• **Task goal**
Copy the data exactly as it appears, and do not include any pictures.

• **Data excerpt**
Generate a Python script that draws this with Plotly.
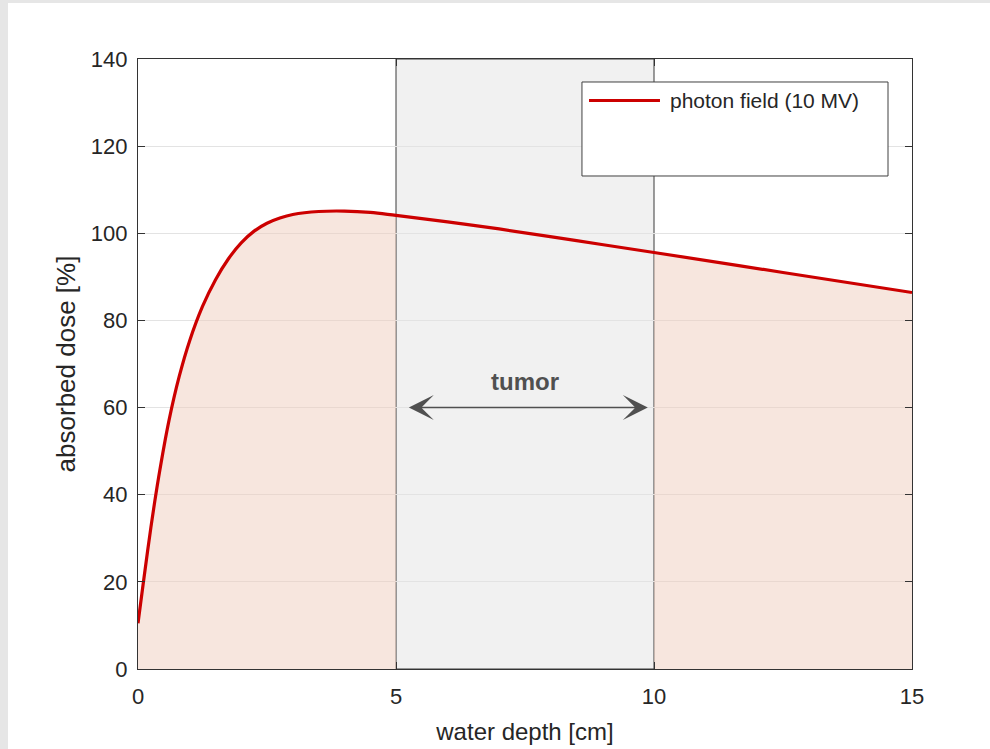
import plotly.graph_objects as go

# ---- data ----
depth_cm = [0, 0.1, 0.25, 0.4, 0.6, 0.8, 1.0, 1.25, 1.5, 1.75, 2.0, 2.25, 2.5, 2.75,
            3.0, 3.5, 4.0, 4.5, 5, 6, 7, 8.5, 10, 12.5, 15]
dose_pct = [10.5, 19.5, 32.5, 44, 57, 67.2, 75.3, 83.2, 89.3, 94.1, 97.8, 100.5, 102.3, 103.5,
            104.3, 105.0, 105.1, 104.8, 104.1, 102.6, 101.0, 98.3, 95.6, 91.0, 86.4]
tumor_start, tumor_end = 5, 10
x_ticks = [0, 5, 10, 15]
y_ticks = [0, 20, 40, 60, 80, 100, 120, 140]
series_name = "photon field (10 MV)"
tumor_label = "tumor"
tumor_arrow_y = 60

FONT = "Liberation Sans, Arial, Helvetica, sans-serif"
TXT = "#262626"
RED = "#cc0000"

left_x = [d for d in depth_cm if d <= tumor_start]
left_y = [v for d, v in zip(depth_cm, dose_pct) if d <= tumor_start]
right_x = [d for d in depth_cm if d >= tumor_end]
right_y = [v for d, v in zip(depth_cm, dose_pct) if d >= tumor_end]

fig = go.Figure()
fill_col = "rgba(240,205,190,0.5)"
for xs, ys in [(left_x, left_y), (right_x, right_y)]:
    fig.add_trace(go.Scatter(x=xs, y=ys, mode="lines", fill="tozeroy",
                             fillcolor=fill_col, line=dict(width=0, shape="spline", smoothing=1),
                             hoverinfo="skip", showlegend=False))
fig.add_trace(go.Scatter(x=depth_cm, y=dose_pct, mode="lines", name=series_name,
                         line=dict(color=RED, width=3.2, shape="spline", smoothing=1),
                         showlegend=False))

shapes = [
    # tumor region
    dict(type="rect", xref="x", yref="y", x0=tumor_start, x1=tumor_end, y0=0, y1=140,
         fillcolor="#f1f1f1", line=dict(color="#3a3a3a", width=1), layer="below"),
    # legend box
    dict(type="rect", xref="paper", yref="paper", x0=0.5736, x1=0.9690, y0=0.8082, y1=0.9623,
         fillcolor="white", line=dict(color="#404040", width=1), layer="above"),
    dict(type="line", xref="paper", yref="paper", x0=0.5827, x1=0.6744, y0=0.932, y1=0.932,
         line=dict(color=RED, width=3), layer="above"),
]

annotations = [
    dict(xref="paper", yref="paper", x=0.6848, y=0.932, xanchor="left", yanchor="middle",
         text=series_name, showarrow=False, font=dict(family=FONT, size=21, color=TXT)),
    dict(xref="x", yref="y", x=(tumor_start + tumor_end) / 2, y=66, text="<b>%s</b>" % tumor_label,
         showarrow=False, font=dict(family=FONT, size=24, color="#505050")),
    dict(xref="x", yref="y", axref="x", ayref="y", x=9.88, y=tumor_arrow_y,
         ax=5.22, ay=tumor_arrow_y, text="", showarrow=True, arrowside="end+start",
         arrowhead=3, startarrowhead=3, arrowwidth=1.6, arrowsize=2.6, startarrowsize=2.6,
         arrowcolor="#505050"),
]

axis_common = dict(showline=True, linecolor="#333333", linewidth=1.3, mirror="ticks",
                   ticks="inside", ticklen=7, tickwidth=1.2, tickcolor="#333333",
                   zeroline=False, tickfont=dict(family=FONT, size=22, color=TXT))

fig.update_layout(
    width=990, height=749, autosize=False,
    margin=dict(l=130, r=86, t=56, b=83),
    paper_bgcolor="white", plot_bgcolor="white",
    shapes=shapes, annotations=annotations, showlegend=False,
    xaxis=dict(range=[0, 15], tickvals=x_ticks, showgrid=False, ticklabelstandoff=7,
               title=dict(text="water depth [cm]", font=dict(family=FONT, size=24, color=TXT), standoff=15),
               **axis_common),
    yaxis=dict(range=[0, 140], tickvals=y_ticks, showgrid=True, gridcolor="#e3e3e3", gridwidth=1,
               ticklabelstandoff=5,
               title=dict(text="absorbed dose [%]", font=dict(family=FONT, size=26, color=TXT), standoff=7),
               **axis_common),
)

fig.write_html("out.html",
               post_script="document.body.style.margin='3px 0 0 8px';"
                           "document.body.style.background='#e6e6e6';"
                           "document.body.style.overflow='hidden';")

• **Exercise answer**
Generate a Python script that draws this with Plotly.
import plotly.graph_objects as go

# ---- data ----
depth_cm = [0, 0.1, 0.25, 0.4, 0.6, 0.8, 1.0, 1.25, 1.5, 1.75, 2.0, 2.25, 2.5, 2.75,
            3.0, 3.5, 4.0, 4.5, 5, 6, 7, 8.5, 10, 12.5, 15]
dose_pct = [10.5, 19.5, 32.5, 44, 57, 67.2, 75.3, 83.2, 89.3, 94.1, 97.8, 100.5, 102.3, 103.5,
            104.3, 105.0, 105.1, 104.8, 104.1, 102.6, 101.0, 98.3, 95.6, 91.0, 86.4]
tumor_start, tumor_end = 5, 10
x_ticks = [0, 5, 10, 15]
y_ticks = [0, 20, 40, 60, 80, 100, 120, 140]
series_name = "photon field (10 MV)"
tumor_label = "tumor"
tumor_arrow_y = 60

FONT = "Liberation Sans, Arial, Helvetica, sans-serif"
TXT = "#262626"
RED = "#cc0000"

left_x = [d for d in depth_cm if d <= tumor_start]
left_y = [v for d, v in zip(depth_cm, dose_pct) if d <= tumor_start]
right_x = [d for d in depth_cm if d >= tumor_end]
right_y = [v for d, v in zip(depth_cm, dose_pct) if d >= tumor_end]

fig = go.Figure()
fill_col = "rgba(240,205,190,0.5)"
for xs, ys in [(left_x, left_y), (right_x, right_y)]:
    fig.add_trace(go.Scatter(x=xs, y=ys, mode="lines", fill="tozeroy",
                             fillcolor=fill_col, line=dict(width=0, shape="spline", smoothing=1),
                             hoverinfo="skip", showlegend=False))
fig.add_trace(go.Scatter(x=depth_cm, y=dose_pct, mode="lines", name=series_name,
                         line=dict(color=RED, width=3.2, shape="spline", smoothing=1),
                         showlegend=False))

shapes = [
    # tumor region
    dict(type="rect", xref="x", yref="y", x0=tumor_start, x1=tumor_end, y0=0, y1=140,
         fillcolor="#f1f1f1", line=dict(color="#3a3a3a", width=1), layer="below"),
    # legend box
    dict(type="rect", xref="paper", yref="paper", x0=0.5736, x1=0.9690, y0=0.8082, y1=0.9623,
         fillcolor="white", line=dict(color="#404040", width=1), layer="above"),
    dict(type="line", xref="paper", yref="paper", x0=0.5827, x1=0.6744, y0=0.932, y1=0.932,
         line=dict(color=RED, width=3), layer="above"),
]

annotations = [
    dict(xref="paper", yref="paper", x=0.6848, y=0.932, xanchor="left", yanchor="middle",
         text=series_name, showarrow=False, font=dict(family=FONT, size=21, color=TXT)),
    dict(xref="x", yref="y", x=(tumor_start + tumor_end) / 2, y=66, text="<b>%s</b>" % tumor_label,
         showarrow=False, font=dict(family=FONT, size=24, color="#505050")),
    dict(xref="x", yref="y", axref="x", ayref="y", x=9.88, y=tumor_arrow_y,
         ax=5.22, ay=tumor_arrow_y, text="", showarrow=True, arrowside="end+start",
         arrowhead=3, startarrowhead=3, arrowwidth=1.6, arrowsize=2.6, startarrowsize=2.6,
         arrowcolor="#505050"),
]

axis_common = dict(showline=True, linecolor="#333333", linewidth=1.3, mirror="ticks",
                   ticks="inside", ticklen=7, tickwidth=1.2, tickcolor="#333333",
                   zeroline=False, tickfont=dict(family=FONT, size=22, color=TXT))

fig.update_layout(
    width=990, height=749, autosize=False,
    margin=dict(l=130, r=86, t=56, b=83),
    paper_bgcolor="white", plot_bgcolor="white",
    shapes=shapes, annotations=annotations, showlegend=False,
    xaxis=dict(range=[0, 15], tickvals=x_ticks, showgrid=False, ticklabelstandoff=7,
               title=dict(text="water depth [cm]", font=dict(family=FONT, size=24, color=TXT), standoff=15),
               **axis_common),
    yaxis=dict(range=[0, 140], tickvals=y_ticks, showgrid=True, gridcolor="#e3e3e3", gridwidth=1,
               ticklabelstandoff=5,
               title=dict(text="absorbed dose [%]", font=dict(family=FONT, size=26, color=TXT), standoff=7),
               **axis_common),
)

fig.write_html("out.html",
               post_script="document.body.style.margin='3px 0 0 8px';"
                           "document.body.style.background='#e6e6e6';"
                           "document.body.style.overflow='hidden';")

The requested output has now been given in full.